Chemtex, Murphy-Brown sign biomass supply agreement

By Chemtex International Inc. | July 17, 2013

Chemtex International Inc. of Wilmington, N.C.,  and Murphy-Brown LLC of Warsaw, N.C., have signed a long-term agreement for the supply of purpose grown energy crops and residues to be used as cellulosic feedstock in Project Alpha, Chemtex’s cellulosic ethanol facility planned for Clinton, N.C.

The agreement covers a number of feedstocks to be grown on approximately 6,000 acres of land owned or controlled by Murphy-Brown. The proposed crops will be grown on acreage that is not typically used for grain production and will represent the backbone of the supply chain for the planned Chemtex biorefinery. Final execution of the agreement is contingent upon achieving financial closure for the project.

“We are excited to be working with Chemtex to bring cellulosic ethanol to eastern North Carolina,” said Don Butler, vice president of government relations and public affairs with Murphy-Brown. “The production of these feedstocks will be a natural complement to livestock production in the state and will bring new opportunities for farmers large and small. This project will demonstrate to policymakers that their focus should be on encouraging these American-made next-generation biofuels that are produced without consuming foodstuffs.”

Although the agreement represents a substantial portion of the feedstock required to operate the facility, additional acreage will be contracted in the coming months. “It’s a privilege to be working with Murphy-Brown and is representative of the support we have received in North Carolina. It’s a great first step in filling out our supply needs and we are looking forward to contracting with additional farmers in the area,” said Matt Harrod, director of supply chain development for Chemtex.

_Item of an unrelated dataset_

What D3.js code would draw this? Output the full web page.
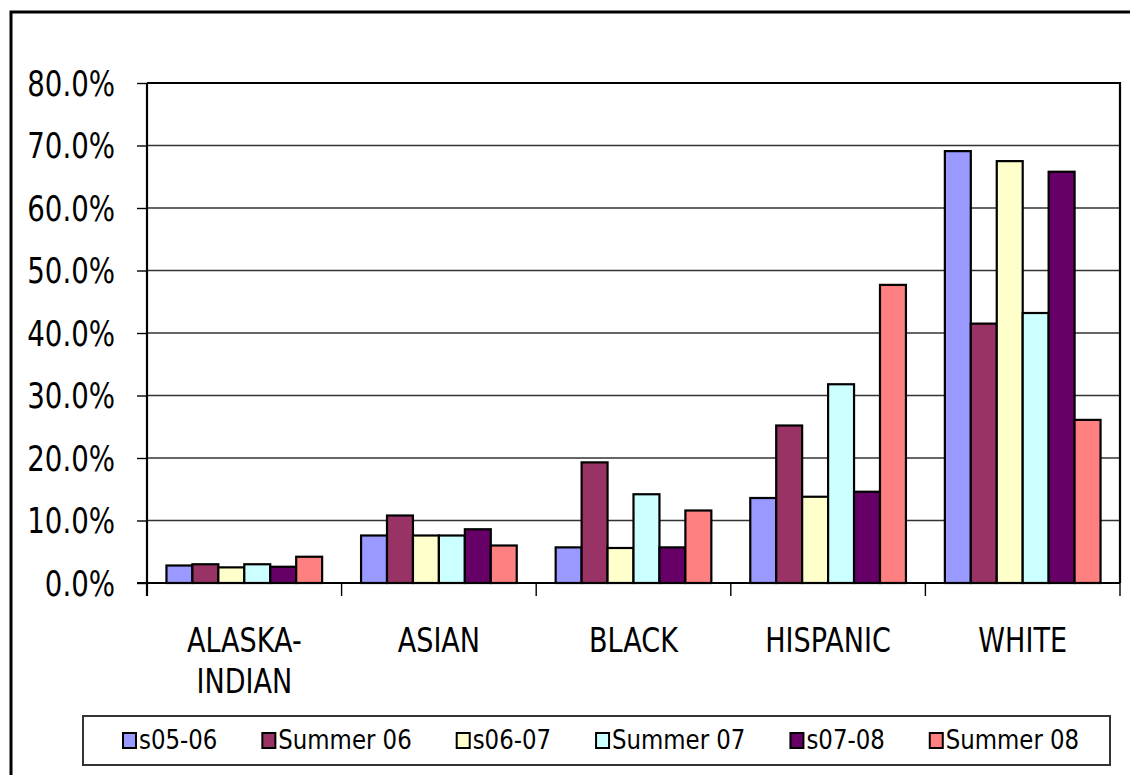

A significant part of the supply chain will be met through the use of new cellulosic ethanol feedstocks recently approved by the U.S. EPA.  Sen. Kay Hagan, D-N.C., and Reps. G.K. Butterfield, D-N.C., and Mike McIntyre, D-N.C., were instrumental in getting the administration to work with the federal resource agencies on establishing a pathway for their approval.

Project Alpha will produce 20 million gallons of environmentally friendlier cellulosic ethanol annually using Beta Renewables’ market leading Proesa Technology.  It is expected to create approximately 65 direct and at least 250 indirect jobs excluding those relating to the construction of the plant and is expected to be the foundation for the further expansion and development a significant “green” industry in North Carolina.